“The beauty of international cooperation”
The IAEA Director General hails ITER as a steadying force in complex times.
Amid the effervescence of the private-sector fusion boom and the uncertainty of the global political climate, International Atomic Energy Agency (IAEA) Director General Rafael Grossi is urging ITER to continue to serve as a harmonizing element in the fusion world.
“There is a risk that fusion moves away from a cooperative phase into a geostrategic competition phase and this is something that must be avoided at all costs,” he said during an interview with Newsline. “We need the beauty of international cooperation that is at the heart of the ITER project.”
Director General Grossi made these comments on a visit to ITER on 13 November that included meetings with ITER Director-General Pietro Barbaschi, a tour of tokamak assembly, a talk to ITER staff, and an announcement that ITER and the neighboring CEA research centre will be hosting a session in 2026 of the IAEA Lise Meitner program (see box below).
“This visit is something that I have been really wanting to do for a long time and I can tell you, I haven’t been disappointed,” said Director General Grossi. “On the contrary, what I see here is a real turnaround that coincides with a special moment for fusion.”
Director General Grossi applauded ITER for having successfully navigated the technical problems that led to the adoption of the new baseline and said international organizations like ITER and the IAEA must thrive in the context of the “polarity between conflict and cooperation that is inherent to humanity.”

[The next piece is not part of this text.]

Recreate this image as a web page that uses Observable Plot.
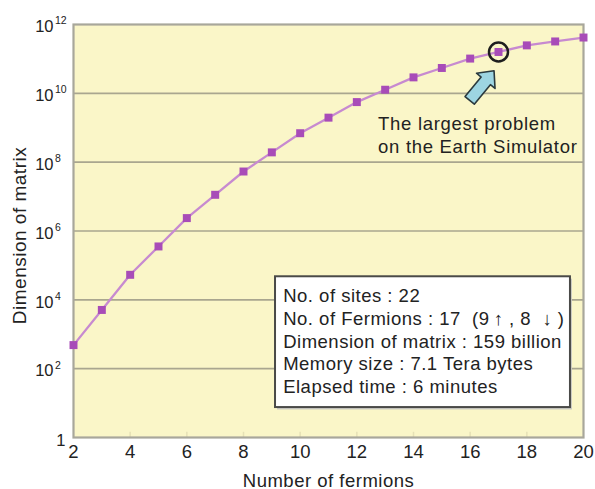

The IAEA has played a historic role in the ITER project—one that Director General Grossi likened to “being a midwife.” With the immense flow of investment into fusion and the rapid rise in the number of private-sector fusion companies, he says that ITER has an important function in providing concrete scientific and engineering expertise and in facilitating dialogue between the different approaches to solving the fusion puzzle. “ITER infrastructure, and what it’s going to allow in terms of discovery and demonstration as we move on to fusion energy production, is unique!”